▸ Given exercise: Output the material exactly, but drop every image it holds.

## START

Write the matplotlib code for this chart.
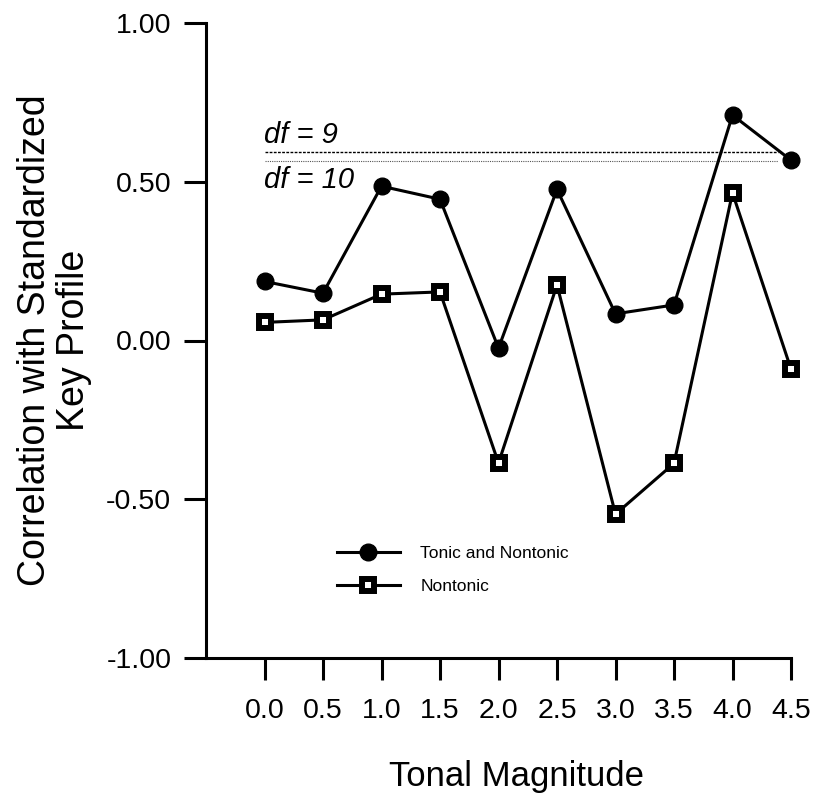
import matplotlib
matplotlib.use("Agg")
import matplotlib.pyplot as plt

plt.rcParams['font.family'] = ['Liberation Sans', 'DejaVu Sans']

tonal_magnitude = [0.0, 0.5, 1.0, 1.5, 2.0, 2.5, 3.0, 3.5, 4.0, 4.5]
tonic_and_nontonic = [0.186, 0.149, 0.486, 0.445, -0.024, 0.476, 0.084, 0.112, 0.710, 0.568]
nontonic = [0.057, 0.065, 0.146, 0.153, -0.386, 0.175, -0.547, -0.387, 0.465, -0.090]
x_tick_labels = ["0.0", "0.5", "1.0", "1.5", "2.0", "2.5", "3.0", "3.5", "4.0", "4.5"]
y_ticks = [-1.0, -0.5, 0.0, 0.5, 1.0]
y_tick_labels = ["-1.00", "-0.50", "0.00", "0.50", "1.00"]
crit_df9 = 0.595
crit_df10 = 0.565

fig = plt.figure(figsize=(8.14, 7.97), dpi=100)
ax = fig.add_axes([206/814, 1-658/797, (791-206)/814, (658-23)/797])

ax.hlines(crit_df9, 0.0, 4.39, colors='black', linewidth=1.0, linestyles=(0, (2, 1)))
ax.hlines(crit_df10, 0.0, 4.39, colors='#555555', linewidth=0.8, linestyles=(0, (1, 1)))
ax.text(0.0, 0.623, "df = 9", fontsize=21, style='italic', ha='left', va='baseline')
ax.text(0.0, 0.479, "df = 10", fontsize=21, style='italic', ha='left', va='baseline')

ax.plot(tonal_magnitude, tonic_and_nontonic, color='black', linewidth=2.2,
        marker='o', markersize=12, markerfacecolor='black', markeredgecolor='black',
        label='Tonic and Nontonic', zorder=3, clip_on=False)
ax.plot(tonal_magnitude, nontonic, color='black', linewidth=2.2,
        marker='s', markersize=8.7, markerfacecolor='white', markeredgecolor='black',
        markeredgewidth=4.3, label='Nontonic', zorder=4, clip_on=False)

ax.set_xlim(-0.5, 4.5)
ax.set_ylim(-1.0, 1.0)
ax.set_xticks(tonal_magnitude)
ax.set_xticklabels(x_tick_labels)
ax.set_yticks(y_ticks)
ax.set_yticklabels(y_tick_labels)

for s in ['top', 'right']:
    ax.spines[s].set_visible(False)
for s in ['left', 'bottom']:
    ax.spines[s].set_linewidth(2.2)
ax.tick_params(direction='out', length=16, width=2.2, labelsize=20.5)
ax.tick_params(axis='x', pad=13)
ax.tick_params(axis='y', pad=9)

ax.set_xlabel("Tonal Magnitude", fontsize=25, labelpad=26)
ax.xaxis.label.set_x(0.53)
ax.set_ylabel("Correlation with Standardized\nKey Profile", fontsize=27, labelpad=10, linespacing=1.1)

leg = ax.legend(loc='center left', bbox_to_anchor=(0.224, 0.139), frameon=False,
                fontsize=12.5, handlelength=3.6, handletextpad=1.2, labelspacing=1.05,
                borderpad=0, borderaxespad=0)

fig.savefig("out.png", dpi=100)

## END

▸ Exercise output:
Write the matplotlib code for this chart.
import matplotlib
matplotlib.use("Agg")
import matplotlib.pyplot as plt

plt.rcParams['font.family'] = ['Liberation Sans', 'DejaVu Sans']

tonal_magnitude = [0.0, 0.5, 1.0, 1.5, 2.0, 2.5, 3.0, 3.5, 4.0, 4.5]
tonic_and_nontonic = [0.186, 0.149, 0.486, 0.445, -0.024, 0.476, 0.084, 0.112, 0.710, 0.568]
nontonic = [0.057, 0.065, 0.146, 0.153, -0.386, 0.175, -0.547, -0.387, 0.465, -0.090]
x_tick_labels = ["0.0", "0.5", "1.0", "1.5", "2.0", "2.5", "3.0", "3.5", "4.0", "4.5"]
y_ticks = [-1.0, -0.5, 0.0, 0.5, 1.0]
y_tick_labels = ["-1.00", "-0.50", "0.00", "0.50", "1.00"]
crit_df9 = 0.595
crit_df10 = 0.565

fig = plt.figure(figsize=(8.14, 7.97), dpi=100)
ax = fig.add_axes([206/814, 1-658/797, (791-206)/814, (658-23)/797])

ax.hlines(crit_df9, 0.0, 4.39, colors='black', linewidth=1.0, linestyles=(0, (2, 1)))
ax.hlines(crit_df10, 0.0, 4.39, colors='#555555', linewidth=0.8, linestyles=(0, (1, 1)))
ax.text(0.0, 0.623, "df = 9", fontsize=21, style='italic', ha='left', va='baseline')
ax.text(0.0, 0.479, "df = 10", fontsize=21, style='italic', ha='left', va='baseline')

ax.plot(tonal_magnitude, tonic_and_nontonic, color='black', linewidth=2.2,
        marker='o', markersize=12, markerfacecolor='black', markeredgecolor='black',
        label='Tonic and Nontonic', zorder=3, clip_on=False)
ax.plot(tonal_magnitude, nontonic, color='black', linewidth=2.2,
        marker='s', markersize=8.7, markerfacecolor='white', markeredgecolor='black',
        markeredgewidth=4.3, label='Nontonic', zorder=4, clip_on=False)

ax.set_xlim(-0.5, 4.5)
ax.set_ylim(-1.0, 1.0)
ax.set_xticks(tonal_magnitude)
ax.set_xticklabels(x_tick_labels)
ax.set_yticks(y_ticks)
ax.set_yticklabels(y_tick_labels)

for s in ['top', 'right']:
    ax.spines[s].set_visible(False)
for s in ['left', 'bottom']:
    ax.spines[s].set_linewidth(2.2)
ax.tick_params(direction='out', length=16, width=2.2, labelsize=20.5)
ax.tick_params(axis='x', pad=13)
ax.tick_params(axis='y', pad=9)

ax.set_xlabel("Tonal Magnitude", fontsize=25, labelpad=26)
ax.xaxis.label.set_x(0.53)
ax.set_ylabel("Correlation with Standardized\nKey Profile", fontsize=27, labelpad=10, linespacing=1.1)

leg = ax.legend(loc='center left', bbox_to_anchor=(0.224, 0.139), frameon=False,
                fontsize=12.5, handlelength=3.6, handletextpad=1.2, labelspacing=1.05,
                borderpad=0, borderaxespad=0)

fig.savefig("out.png", dpi=100)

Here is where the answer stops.